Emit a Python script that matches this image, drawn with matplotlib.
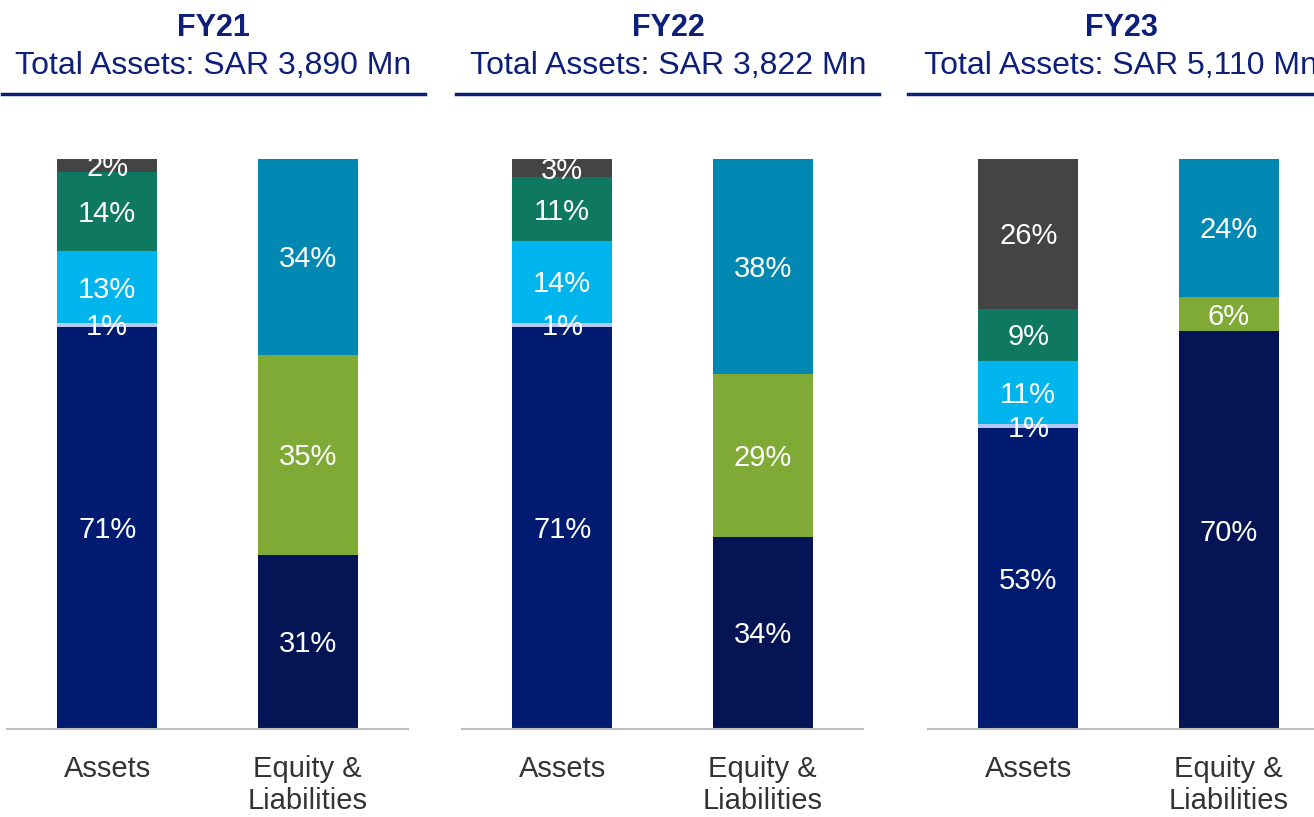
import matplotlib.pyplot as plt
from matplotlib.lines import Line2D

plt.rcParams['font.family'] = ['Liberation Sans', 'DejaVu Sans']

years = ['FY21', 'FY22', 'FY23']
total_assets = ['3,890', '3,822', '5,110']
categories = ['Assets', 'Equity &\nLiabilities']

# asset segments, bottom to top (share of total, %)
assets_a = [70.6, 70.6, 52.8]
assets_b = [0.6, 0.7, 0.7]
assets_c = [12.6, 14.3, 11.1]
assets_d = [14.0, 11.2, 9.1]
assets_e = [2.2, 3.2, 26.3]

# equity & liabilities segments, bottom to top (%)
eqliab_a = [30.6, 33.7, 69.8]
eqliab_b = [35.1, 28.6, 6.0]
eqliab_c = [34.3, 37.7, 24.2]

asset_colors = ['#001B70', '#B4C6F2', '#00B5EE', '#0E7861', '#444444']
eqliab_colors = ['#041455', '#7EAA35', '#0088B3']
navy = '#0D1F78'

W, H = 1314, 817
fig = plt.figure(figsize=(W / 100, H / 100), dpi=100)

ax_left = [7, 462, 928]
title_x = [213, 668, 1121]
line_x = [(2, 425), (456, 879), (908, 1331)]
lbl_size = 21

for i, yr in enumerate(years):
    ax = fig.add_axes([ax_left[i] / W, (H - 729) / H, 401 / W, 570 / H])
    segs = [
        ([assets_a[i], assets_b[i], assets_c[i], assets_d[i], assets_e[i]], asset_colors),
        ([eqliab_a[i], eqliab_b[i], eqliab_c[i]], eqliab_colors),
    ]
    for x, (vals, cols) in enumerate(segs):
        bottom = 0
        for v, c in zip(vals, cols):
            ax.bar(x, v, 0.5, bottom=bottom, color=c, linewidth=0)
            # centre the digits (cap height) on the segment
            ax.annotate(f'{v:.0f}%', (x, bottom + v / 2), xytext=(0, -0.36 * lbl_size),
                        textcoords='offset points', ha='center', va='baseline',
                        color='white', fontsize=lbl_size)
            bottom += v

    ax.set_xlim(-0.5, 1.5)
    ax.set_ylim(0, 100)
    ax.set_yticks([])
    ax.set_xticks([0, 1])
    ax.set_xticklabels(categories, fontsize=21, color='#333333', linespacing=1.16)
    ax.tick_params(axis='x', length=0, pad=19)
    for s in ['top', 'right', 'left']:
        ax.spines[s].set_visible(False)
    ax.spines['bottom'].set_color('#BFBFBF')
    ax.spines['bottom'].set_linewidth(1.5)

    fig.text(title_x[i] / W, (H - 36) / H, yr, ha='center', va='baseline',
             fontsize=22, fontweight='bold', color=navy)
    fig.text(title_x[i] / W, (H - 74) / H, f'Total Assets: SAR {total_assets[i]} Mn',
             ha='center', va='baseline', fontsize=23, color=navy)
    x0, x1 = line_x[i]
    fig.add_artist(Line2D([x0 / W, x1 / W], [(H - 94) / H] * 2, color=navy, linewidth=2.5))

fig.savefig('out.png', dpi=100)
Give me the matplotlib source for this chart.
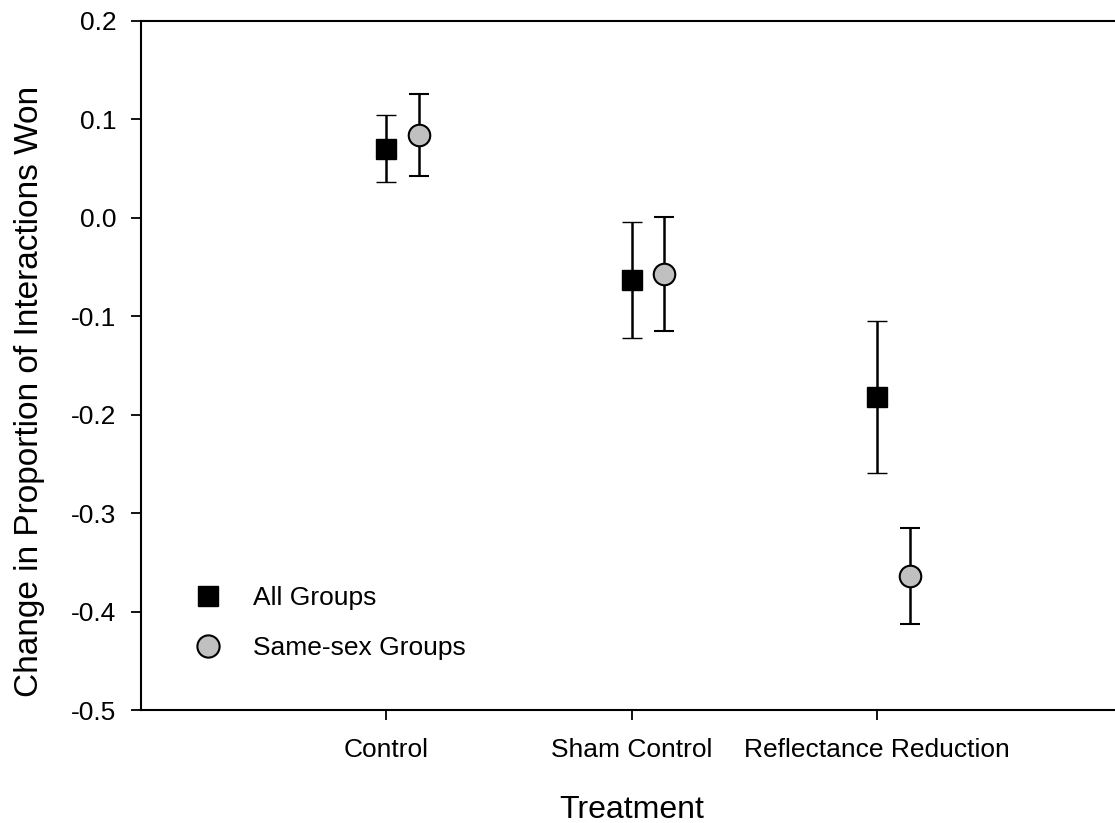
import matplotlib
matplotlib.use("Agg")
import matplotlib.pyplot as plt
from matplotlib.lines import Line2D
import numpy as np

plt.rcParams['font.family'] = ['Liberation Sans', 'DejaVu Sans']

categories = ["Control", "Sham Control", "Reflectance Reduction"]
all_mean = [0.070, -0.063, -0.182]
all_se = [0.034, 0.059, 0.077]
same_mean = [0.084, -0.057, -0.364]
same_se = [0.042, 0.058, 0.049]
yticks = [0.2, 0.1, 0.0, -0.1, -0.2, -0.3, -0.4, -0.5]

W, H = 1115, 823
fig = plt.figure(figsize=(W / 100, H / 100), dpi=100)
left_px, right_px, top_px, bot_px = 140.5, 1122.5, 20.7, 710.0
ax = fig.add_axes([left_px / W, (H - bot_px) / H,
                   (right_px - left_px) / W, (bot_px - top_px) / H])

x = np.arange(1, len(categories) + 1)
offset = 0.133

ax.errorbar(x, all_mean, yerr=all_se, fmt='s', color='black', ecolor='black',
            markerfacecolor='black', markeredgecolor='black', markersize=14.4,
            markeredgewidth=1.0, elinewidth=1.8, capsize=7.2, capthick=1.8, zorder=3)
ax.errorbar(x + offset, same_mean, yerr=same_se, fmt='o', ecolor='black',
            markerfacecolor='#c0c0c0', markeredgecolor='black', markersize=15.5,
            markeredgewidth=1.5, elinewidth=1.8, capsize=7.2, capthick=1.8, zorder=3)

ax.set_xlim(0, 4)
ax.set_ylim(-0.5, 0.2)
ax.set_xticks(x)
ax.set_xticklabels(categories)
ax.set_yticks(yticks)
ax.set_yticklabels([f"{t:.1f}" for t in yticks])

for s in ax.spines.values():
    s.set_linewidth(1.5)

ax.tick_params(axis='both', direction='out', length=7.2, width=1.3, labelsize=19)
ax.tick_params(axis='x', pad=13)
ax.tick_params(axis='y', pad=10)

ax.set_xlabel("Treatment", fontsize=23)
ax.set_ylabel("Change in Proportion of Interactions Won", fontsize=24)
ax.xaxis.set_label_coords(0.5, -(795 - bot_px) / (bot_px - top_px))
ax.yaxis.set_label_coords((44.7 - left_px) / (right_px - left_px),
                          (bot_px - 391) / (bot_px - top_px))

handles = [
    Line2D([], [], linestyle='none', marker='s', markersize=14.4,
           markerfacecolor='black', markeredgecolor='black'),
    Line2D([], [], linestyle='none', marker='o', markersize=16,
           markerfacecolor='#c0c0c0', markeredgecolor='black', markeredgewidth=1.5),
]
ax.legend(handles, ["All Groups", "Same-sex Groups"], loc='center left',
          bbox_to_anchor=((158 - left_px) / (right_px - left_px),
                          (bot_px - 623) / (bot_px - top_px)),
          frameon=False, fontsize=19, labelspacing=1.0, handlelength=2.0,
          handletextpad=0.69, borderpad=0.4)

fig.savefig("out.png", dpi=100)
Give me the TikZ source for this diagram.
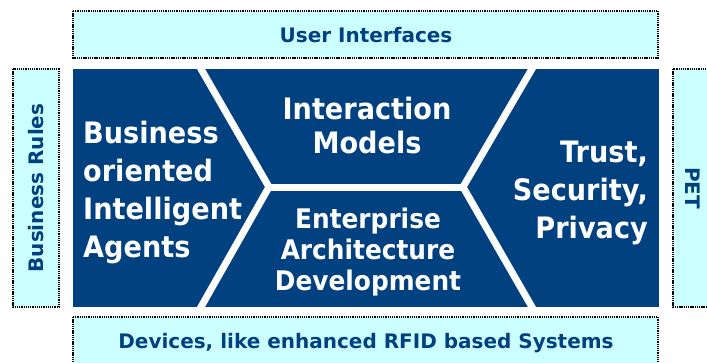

============

Identify the lines above with the word "source". Copy them.

Response to this task =
Give me the matplotlib source for this chart.
Give me the TikZ source for this diagram.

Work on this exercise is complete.